Robb: What men did you learn to admire most?
Tom: There were many. But some who come to mind include Frank Dalton
—one of the Dalton Brothers who rode as a law keeper and not a lawbreaker like his brothers. He was killed at 28 while trying to carry out an arrest.
Sheriff Harry Morse of California’s Sausalito Valley staged a relentless manhunt for bandit Juan Soto. When he cornered him inside an adobe hunt, Morse and a deputy went in to get him and found themselves surrounded by several of Soto’s men. The deputy, worried and frightened, ran off leaving Morse to fend for himself.
Despite the odds, Morse prevailed and ended up in a gunfight with Soto whom he ended up killing.

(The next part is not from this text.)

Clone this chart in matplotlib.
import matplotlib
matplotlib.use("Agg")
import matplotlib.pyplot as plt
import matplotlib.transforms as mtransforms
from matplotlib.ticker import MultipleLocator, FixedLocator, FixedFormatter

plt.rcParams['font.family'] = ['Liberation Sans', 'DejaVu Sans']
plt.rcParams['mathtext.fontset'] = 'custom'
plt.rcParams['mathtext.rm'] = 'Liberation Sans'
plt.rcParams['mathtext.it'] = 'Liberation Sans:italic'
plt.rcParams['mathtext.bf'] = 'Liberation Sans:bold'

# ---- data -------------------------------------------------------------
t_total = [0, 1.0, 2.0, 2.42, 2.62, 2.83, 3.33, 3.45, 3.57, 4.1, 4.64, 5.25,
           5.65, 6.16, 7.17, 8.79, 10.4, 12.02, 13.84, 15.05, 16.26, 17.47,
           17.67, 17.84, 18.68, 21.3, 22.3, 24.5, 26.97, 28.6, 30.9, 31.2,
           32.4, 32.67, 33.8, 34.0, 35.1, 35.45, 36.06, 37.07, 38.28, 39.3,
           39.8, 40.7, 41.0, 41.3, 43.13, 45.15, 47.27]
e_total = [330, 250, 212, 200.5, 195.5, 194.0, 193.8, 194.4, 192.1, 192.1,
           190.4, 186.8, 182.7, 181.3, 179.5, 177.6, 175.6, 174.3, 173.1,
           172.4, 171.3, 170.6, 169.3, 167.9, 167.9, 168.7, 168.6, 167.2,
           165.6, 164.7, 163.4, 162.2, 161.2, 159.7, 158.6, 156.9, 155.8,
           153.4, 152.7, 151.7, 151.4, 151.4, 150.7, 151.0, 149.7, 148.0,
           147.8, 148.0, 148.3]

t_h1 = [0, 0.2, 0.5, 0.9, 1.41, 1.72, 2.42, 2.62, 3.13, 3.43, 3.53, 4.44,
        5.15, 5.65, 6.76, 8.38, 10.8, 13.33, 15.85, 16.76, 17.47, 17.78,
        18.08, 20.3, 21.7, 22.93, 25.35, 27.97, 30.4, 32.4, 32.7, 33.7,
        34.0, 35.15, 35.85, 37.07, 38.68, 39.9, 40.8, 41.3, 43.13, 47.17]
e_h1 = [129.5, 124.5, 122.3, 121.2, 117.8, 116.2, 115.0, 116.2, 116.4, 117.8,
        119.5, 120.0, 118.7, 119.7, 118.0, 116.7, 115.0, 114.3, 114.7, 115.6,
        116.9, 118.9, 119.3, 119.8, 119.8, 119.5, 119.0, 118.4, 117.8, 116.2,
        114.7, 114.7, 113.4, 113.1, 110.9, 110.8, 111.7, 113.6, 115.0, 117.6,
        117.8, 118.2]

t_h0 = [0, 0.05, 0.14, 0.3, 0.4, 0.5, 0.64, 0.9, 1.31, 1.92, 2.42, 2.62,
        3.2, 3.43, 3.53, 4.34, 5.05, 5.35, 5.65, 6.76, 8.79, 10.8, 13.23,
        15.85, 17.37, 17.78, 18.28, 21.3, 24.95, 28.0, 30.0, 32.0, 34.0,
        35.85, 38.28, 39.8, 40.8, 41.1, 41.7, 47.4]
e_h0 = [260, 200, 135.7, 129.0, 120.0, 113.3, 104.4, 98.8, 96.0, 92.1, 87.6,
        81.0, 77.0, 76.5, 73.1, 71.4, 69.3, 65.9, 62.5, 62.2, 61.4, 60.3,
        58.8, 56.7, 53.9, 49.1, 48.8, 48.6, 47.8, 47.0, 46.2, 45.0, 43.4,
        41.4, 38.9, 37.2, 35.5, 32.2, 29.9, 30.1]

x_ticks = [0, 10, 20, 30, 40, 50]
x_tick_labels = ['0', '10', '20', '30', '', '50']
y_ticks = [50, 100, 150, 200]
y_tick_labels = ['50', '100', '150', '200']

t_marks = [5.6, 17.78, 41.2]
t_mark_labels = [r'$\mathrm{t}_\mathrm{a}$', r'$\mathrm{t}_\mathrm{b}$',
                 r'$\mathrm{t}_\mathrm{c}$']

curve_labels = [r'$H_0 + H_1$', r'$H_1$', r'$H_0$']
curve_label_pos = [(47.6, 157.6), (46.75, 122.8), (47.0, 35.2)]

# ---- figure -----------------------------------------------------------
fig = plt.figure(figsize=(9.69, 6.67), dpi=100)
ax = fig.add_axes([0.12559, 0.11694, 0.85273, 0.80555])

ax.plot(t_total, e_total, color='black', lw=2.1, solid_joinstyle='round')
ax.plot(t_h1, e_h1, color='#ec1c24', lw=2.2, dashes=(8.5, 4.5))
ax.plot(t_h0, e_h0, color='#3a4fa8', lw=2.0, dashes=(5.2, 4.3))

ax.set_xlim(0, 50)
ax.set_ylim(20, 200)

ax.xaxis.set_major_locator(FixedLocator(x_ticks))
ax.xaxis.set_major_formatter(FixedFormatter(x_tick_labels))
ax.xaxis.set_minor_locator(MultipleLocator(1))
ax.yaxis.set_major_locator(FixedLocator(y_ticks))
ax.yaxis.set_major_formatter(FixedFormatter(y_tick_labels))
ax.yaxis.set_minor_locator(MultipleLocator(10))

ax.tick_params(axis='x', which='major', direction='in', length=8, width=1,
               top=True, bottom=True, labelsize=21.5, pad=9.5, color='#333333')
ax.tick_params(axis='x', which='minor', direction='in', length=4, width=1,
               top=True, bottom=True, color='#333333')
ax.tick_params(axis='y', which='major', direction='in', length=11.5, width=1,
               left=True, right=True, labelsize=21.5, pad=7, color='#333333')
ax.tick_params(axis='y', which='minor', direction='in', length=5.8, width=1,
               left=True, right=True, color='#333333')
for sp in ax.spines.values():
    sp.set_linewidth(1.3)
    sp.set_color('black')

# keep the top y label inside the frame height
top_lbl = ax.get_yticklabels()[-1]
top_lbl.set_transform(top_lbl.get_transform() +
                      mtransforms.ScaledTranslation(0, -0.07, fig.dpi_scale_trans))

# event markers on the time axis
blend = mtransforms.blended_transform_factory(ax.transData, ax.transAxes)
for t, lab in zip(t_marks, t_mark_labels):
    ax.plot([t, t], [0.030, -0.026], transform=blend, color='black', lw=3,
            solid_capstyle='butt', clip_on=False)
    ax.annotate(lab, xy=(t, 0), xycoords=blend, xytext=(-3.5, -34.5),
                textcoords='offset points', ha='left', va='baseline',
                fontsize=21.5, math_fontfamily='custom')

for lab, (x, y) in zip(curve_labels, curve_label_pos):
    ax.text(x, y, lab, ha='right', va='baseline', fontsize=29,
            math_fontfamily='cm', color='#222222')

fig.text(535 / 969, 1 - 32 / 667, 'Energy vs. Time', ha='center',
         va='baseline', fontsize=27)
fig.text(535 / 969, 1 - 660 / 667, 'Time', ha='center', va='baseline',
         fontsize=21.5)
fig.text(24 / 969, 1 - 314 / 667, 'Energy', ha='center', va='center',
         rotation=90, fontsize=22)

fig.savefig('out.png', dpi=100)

I had great admiration for Jeff Milton, a former lawman who worked as an express messenger for Wells Fargo and foiled a robbery at Fairbank, Arizona, planned by former deputy sheriffs. In an exchange of gunfire, Milton went down with a bullet wounded to the arm.
Bleeding badly and losing consciousness, Milton managed to close the express car door, crawl to the desk and take the key to the strongbox out and hurl it behind luggage.
He then pretended to be dead when the outlaws gained entry. When they were unable to find a way to access the express box, the gang left.
Milton lost the use of his arm but continued his law enforcement career in several capacities throughout the years.
Robb: What man appalled you most?
Tom: There are so many to pick from. But my top three include:
Bob Rogers of Oklahoma Territory, who attacked a corpse, as I mentioned earlier in the interview.
Second place goes to Deacon Jim, a church-going man who became a killer-for-hire and advertised his services at the rate of $150 per kill.
Third place belongs to Bill Posey, an outlaw who hanged Matt Wallace, his own brother-in-law. Posey lynched Wallace in front of Wallace’s wife, Sarah, and two-year-old daughter.